My “Server”

A couple of days ago I put my new “server” live. It hosts this blog and a few other things.

I put server in quotes because it really is only an old IBM Thinkpad T20 notebook that is over 5 years old. It has a 700MHz PIII, 256MB RAM and a 40GB 5400 RPM hard drive. It’s had a few parts replaced over the years, so it’s not all over 5 years old. It works quite well and has the added bonus of a built-in UPS in the form of a Li-Ion battery that gives it about 3 hours in the event of a power cut. A power cut will cut my broadband connection, but when power is restored, my connection will return automatically and assuming the power cut doesn’t last for hours, so will my server.

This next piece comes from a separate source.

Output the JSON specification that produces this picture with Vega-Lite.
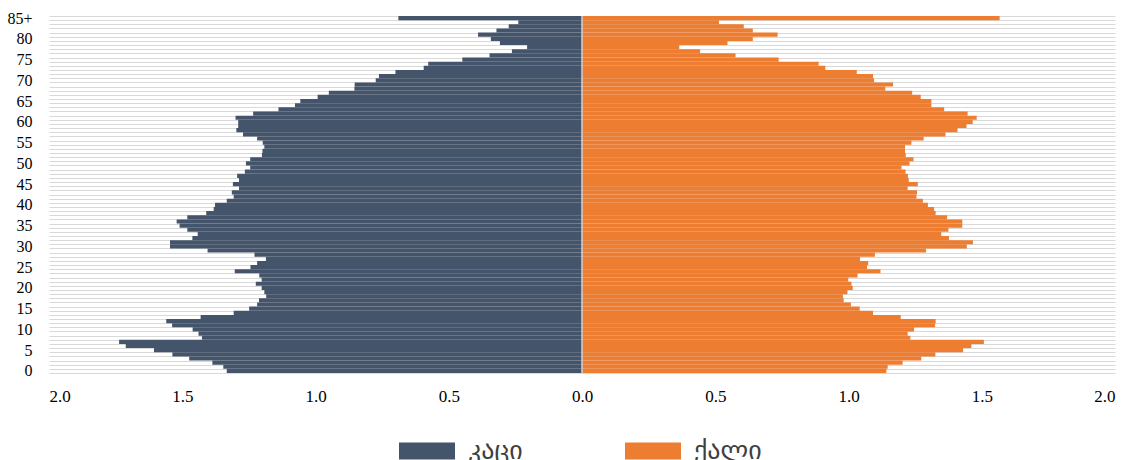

It is running CentOS 4.2 (I prefer SLES9, but that requires a maintenance contract), Apache 2.0.52 (CentOS updated), PHP 5.1.1 (which I maintain), MySQL 5.0.17 (I again maintain), PostgreSQL 8.1.1 (I maintain), Ruby 1.8.2 (I maintain), Rails 1.0.0 (I maintain).

I have a broadband connection from a local company Amocom. It is wireless with a fixed ip address and has 512Kbps upload and 512Kbps download. For my purposes this is perfectly adequate and the upload, which is most important for hosting, is 2 or 4 times that of currently available DSL. That is more important to me than any download speed.

I have a wirelss broadband router with 4 ethernet ports. I actually use the wireless card on my laptop for connectivity. It took a bit of effort to get it working with CentOS 4, but I got there in the end and now it works automatically on boot up.

Its not a perfect hosted server solution, but there are some people who would give their right arm to be able to set that up without going near a data centre.